Трое молодых ребят прицельно быстро шли по дороге в направлении к продовольственному магазину. Они были необычайно возбуждены; утром один из них, Толик Орешкин, выходя из подъезда многоэтажного дома, споткнулся и упал. Уже лежа на земле, он увидел лежащий в кустах целый рубль и, несмотря на ушибленное колено, схватил в руку лежащую банкноту и резво вскочил на ноги. До самого вечера Толик молчал, а когда из дома вышли его друзья Женя Кудрин и Денис Горин, он, загадочно улыбнувшись, вытащил из кармана брюк мятый, еще влажный от утренней росы рубль. Все были в восторге и пожелали друг другу чаще спотыкаться, а когда оказалось, что у Женьки в кармане было двадцать копеек, а Денис наскреб еще семнадцать копеек, они, разом соображая, притихли.
— Пацаны! Так это же рубль тридцать семь копеек — аккурат бутылка портвейна «Три семерки», — торжественно произнес Толик. Ребята переглянулись, и всем стало ясно, что они будут покупать.
— А может быть, все-таки купим плодово-ягодное вино за восемьдесят семь копеек, тоже неплохое вино, и сдача останется, а завтра, может, еще денег наскребем, — жалобно посоветовал Денис.
— Да уж нет, гулять так гулять, — ответил Толик, — а потом это мой рубль, что хочу, то и покупаю. Берем портвейн, мы уже взрослые пацаны, а не шкеты какие-то, пьющие всякую бормотуху.
Купив бутылку портвейна, ребята бодрым шагом пошли обратно к своему дому. Подойдя к одиноко стоявшему девятиэтажному дому, они направились в небольшой пролесок, состоящий из берез и старых осин. Еще год назад ребята нашли в этом пролеске несколько упавших деревьев, распилили их на четыре части и зарыли их как сваи в землю. А между этими сваями они прибили фанеру, которую нашли в мусорном баке у дома. Получилась небольшая комнатка, крышу которой они накрыли выкинутым кем-то за ненадобностью рубероидом и сверху завалили ветками и прутьями от деревьев, в изобилии валявшихся в пролеске.
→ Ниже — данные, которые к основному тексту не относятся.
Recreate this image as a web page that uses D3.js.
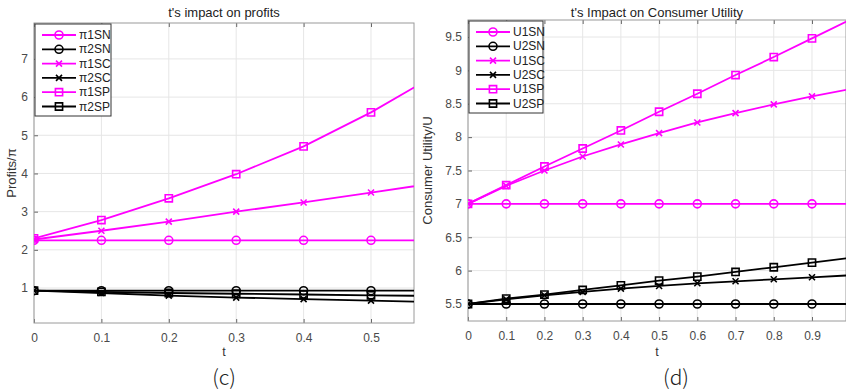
<!DOCTYPE html>
<html>
<head>
<meta charset="utf-8">
<script src="https://cdn.jsdelivr.net/npm/d3@7"></script>
<style>
  body { margin: 0; background: #fff; }
  svg { font-family: "Liberation Sans", Arial, sans-serif; }
  .grid line { stroke: #e6e6e6; stroke-width: 1; }
  .tick text { fill: #4a4a4a; font-size: 12px; }
</style>
</head>
<body>
<svg width="846" height="392"></svg>
<script>
// t values
var tLeft = [0, 0.1, 0.2, 0.3, 0.4, 0.5, 0.6];
var tRight = [0, 0.1, 0.2, 0.3, 0.4, 0.5, 0.6, 0.7, 0.8, 0.9, 1.0];

// profits (c)
var pi1SN = [2.25, 2.25, 2.25, 2.25, 2.25, 2.25, 2.25];
var pi2SN = [0.93, 0.93, 0.93, 0.93, 0.93, 0.93, 0.93];
var pi1SC = [2.27, 2.50, 2.74, 3.00, 3.24, 3.50, 3.76];
var pi2SC = [0.93, 0.87, 0.80, 0.75, 0.71, 0.67, 0.63];
var pi1SP = [2.30, 2.78, 3.35, 3.98, 4.71, 5.60, 6.62];
var pi2SP = [0.93, 0.90, 0.87, 0.85, 0.83, 0.81, 0.79];

// consumer utility (d)
var U1SN = [7, 7, 7, 7, 7, 7, 7, 7, 7, 7, 7];
var U2SN = [5.5, 5.5, 5.5, 5.5, 5.5, 5.5, 5.5, 5.5, 5.5, 5.5, 5.5];
var U1SC = [7, 7.27, 7.50, 7.71, 7.89, 8.06, 8.22, 8.36, 8.49, 8.61, 8.72];
var U2SC = [5.5, 5.57, 5.63, 5.68, 5.73, 5.77, 5.81, 5.84, 5.87, 5.90, 5.93];
var U1SP = [7, 7.28, 7.56, 7.83, 8.10, 8.38, 8.65, 8.93, 9.20, 9.48, 9.76];
var U2SP = [5.5, 5.58, 5.64, 5.71, 5.78, 5.85, 5.91, 5.98, 6.05, 6.12, 6.19];

var leftTicksX = [0, 0.1, 0.2, 0.3, 0.4, 0.5];
var leftTicksY = [1, 2, 3, 4, 5, 6, 7];
var rightTicksX = [0, 0.1, 0.2, 0.3, 0.4, 0.5, 0.6, 0.7, 0.8, 0.9];
var rightTicksY = [5.5, 6, 6.5, 7, 7.5, 8, 8.5, 9, 9.5];

var magenta = "#ff00ff", black = "#000000";

var svg = d3.select("svg");

function drawPanel(opt) {
  var x = d3.scaleLinear().domain(opt.xDomain).range([opt.left, opt.right]);
  var y = d3.scaleLinear().domain(opt.yDomain).range([opt.bottom, opt.top]);
  var g = svg.append("g");
  var w = opt.right - opt.left, h = opt.bottom - opt.top;

  // grid
  var grid = g.append("g").attr("class", "grid");
  grid.selectAll(".gx").data(opt.xTicks).enter().append("line")
      .attr("x1", function(d) { return x(d); }).attr("x2", function(d) { return x(d); })
      .attr("y1", opt.top).attr("y2", opt.bottom);
  grid.selectAll(".gy").data(opt.yTicks).enter().append("line")
      .attr("y1", function(d) { return y(d); }).attr("y2", function(d) { return y(d); })
      .attr("x1", opt.left).attr("x2", opt.right);

  // axes
  var fmt = function(d) { return String(d); };
  g.append("g").attr("transform", "translate(0," + opt.bottom + ")")
      .call(d3.axisBottom(x).tickValues(opt.xTicks).tickFormat(fmt).tickSizeInner(-4).tickSizeOuter(0).tickPadding(10))
      .call(function(a) { a.select(".domain").remove(); a.selectAll("line").attr("stroke", "#666"); });
  g.append("g").attr("transform", "translate(" + opt.left + ",0)")
      .call(d3.axisLeft(y).tickValues(opt.yTicks).tickFormat(fmt).tickSizeInner(-4).tickSizeOuter(0).tickPadding(6))
      .call(function(a) { a.select(".domain").remove(); a.selectAll("line").attr("stroke", "#666"); });
  g.append("g").attr("transform", "translate(0," + opt.top + ")")
      .call(d3.axisTop(x).tickValues(opt.xTicks).tickFormat("").tickSizeInner(-4).tickSizeOuter(0))
      .call(function(a) { a.select(".domain").remove(); a.selectAll("line").attr("stroke", "#666"); });

  g.append("rect").attr("x", opt.left).attr("y", opt.top).attr("width", w).attr("height", h)
      .attr("fill", "none").attr("stroke", "#9a9a9a").attr("stroke-width", 1);

  // clip
  var cid = "clip" + opt.id;
  svg.append("clipPath").attr("id", cid).append("rect")
      .attr("x", opt.left).attr("y", opt.top - 6).attr("width", w).attr("height", h + 6);
  var plot = g.append("g").attr("clip-path", "url(#" + cid + ")");

  var line = d3.line().x(function(d) { return x(d[0]); }).y(function(d) { return y(d[1]); });

  opt.series.forEach(function(s) {
    var pts = opt.t.map(function(t, i) { return [t, s.values[i]]; });
    plot.append("path").datum(pts).attr("d", line)
        .attr("fill", "none").attr("stroke", s.color).attr("stroke-width", 1.8);
    var mk = pts.filter(function(p) { return x(p[0]) <= opt.right - 4; });
    plot.selectAll(null).data(mk).enter().append("path")
        .attr("transform", function(d) { return "translate(" + x(d[0]) + "," + y(d[1]) + ")"; })
        .attr("d", markerPath(s.marker))
        .attr("fill", "none").attr("stroke", s.color).attr("stroke-width", 1.6);
  });

  // legend
  var lg = g.append("g");
  lg.append("rect").attr("x", opt.left + 1).attr("y", opt.top + 1)
      .attr("width", opt.legendW).attr("height", 92)
      .attr("fill", "#fff").attr("stroke", "#333").attr("stroke-width", 1);
  opt.series.forEach(function(s, i) {
    var ly = opt.top + 12 + i * 14.3;
    var x0 = opt.left + 8, x1 = opt.left + 42;
    lg.append("line").attr("x1", x0).attr("x2", x1).attr("y1", ly).attr("y2", ly)
        .attr("stroke", s.color).attr("stroke-width", 1.8);
    lg.append("path").attr("transform", "translate(" + ((x0 + x1) / 2) + "," + ly + ")")
        .attr("d", markerPath(s.marker)).attr("fill", "none")
        .attr("stroke", s.color).attr("stroke-width", 1.6);
    lg.append("text").attr("x", x1 + 3).attr("y", ly + 4)
        .attr("font-size", "12px").attr("fill", "#222").text(s.name);
  });

  // title & labels
  svg.append("text").attr("x", opt.titleX).attr("y", 17).attr("text-anchor", "middle")
      .attr("font-size", "13px").attr("fill", "#222").text(opt.title);
  svg.append("text").attr("x", opt.titleX).attr("y", 356).attr("text-anchor", "middle")
      .attr("font-size", "12.5px").attr("fill", "#333").text("t");
  svg.append("text").attr("transform", "translate(" + opt.ylabX + "," + ((opt.top + opt.bottom) / 2) + ") rotate(-90)")
      .attr("text-anchor", "middle").attr("font-size", "13px").attr("fill", "#333").text(opt.ylabel);
  svg.append("text").attr("x", opt.capX).attr("y", 385).attr("text-anchor", "middle")
      .attr("font-family", "'Noto Sans CJK SC', 'Noto Sans', sans-serif").attr("font-weight", 300)
      .attr("font-size", "21px").attr("fill", "#222").text(opt.caption);
}

function markerPath(kind) {
  if (kind === "o") return "M4,0A4,4 0 1,1 -4,0A4,4 0 1,1 4,0Z";
  if (kind === "s") return "M-3.6,-3.6H3.6V3.6H-3.6Z";
  return "M-3,-3L3,3M-3,3L3,-3";
}

drawPanel({
  id: "c", left: 34, right: 414, top: 23, bottom: 323,
  xDomain: [0, 0.5638], yDomain: [0.084, 7.94],
  xTicks: leftTicksX, yTicks: leftTicksY, t: tLeft,
  title: "t's impact on profits", titleX: 224, ylabel: "Profits/\u03c0", ylabX: 16,
  caption: "(c)", capX: 224, legendW: 76,
  series: [
    {name: "\u03c01SN", values: pi1SN, color: magenta, marker: "o"},
    {name: "\u03c02SN", values: pi2SN, color: black, marker: "o"},
    {name: "\u03c01SC", values: pi1SC, color: magenta, marker: "x"},
    {name: "\u03c02SC", values: pi2SC, color: black, marker: "x"},
    {name: "\u03c01SP", values: pi1SP, color: magenta, marker: "s"},
    {name: "\u03c02SP", values: pi2SP, color: black, marker: "s"}
  ]
});

drawPanel({
  id: "d", left: 468, right: 846, top: 20, bottom: 321,
  xDomain: [0, 0.989], yDomain: [5.245, 9.755],
  xTicks: rightTicksX, yTicks: rightTicksY, t: tRight,
  title: "t's Impact on Consumer Utility", titleX: 657, ylabel: "Consumer Utility/U", ylabX: 432,
  caption: "(d)", capX: 676, legendW: 74,
  series: [
    {name: "U1SN", values: U1SN, color: magenta, marker: "o"},
    {name: "U2SN", values: U2SN, color: black, marker: "o"},
    {name: "U1SC", values: U1SC, color: magenta, marker: "x"},
    {name: "U2SC", values: U2SC, color: black, marker: "x"},
    {name: "U1SP", values: U1SP, color: magenta, marker: "s"},
    {name: "U2SP", values: U2SP, color: black, marker: "s"}
  ]
});
</script>
</body>
</html>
В получившемся домике-шалаше они сделали из досок две небольшие лавки, а посередине поставили днищем наверх большое ведро — еще один дар помойки. И этот шалаш они назвали «голубятня», хотя никаких голубей там не было, да и никто из ребят их никогда не гонял. В этой «голубятне» они чаще всего и сидели по вечерам, пели под гитару всякие блатные песни, курили и иногда выпивали вино, когда появлялись деньги. Вот и сейчас они направились в «голубятню», в укромном месте которой всегда был «дежурный» стакан. Выпив по сто граммов портвейна, они разговорились, а Денис, как старший из них, достал из кармана полупустую пачку болгарских сигарет «Шипка» и угостил каждого сигаретой.
— Откуда такое богатство, Дениска? — спросил, затягиваясь сигаретой, Женя.
— Да по случаю в техникуме за пластиковый пакет выменял, курите, пацаны, — с ноткой благодетеля проговорил Денис.
— А откуда у тебя пластиковый пакет, это же такой дефицит, и делают такие пакеты только за «бугром»? — спросил Толик.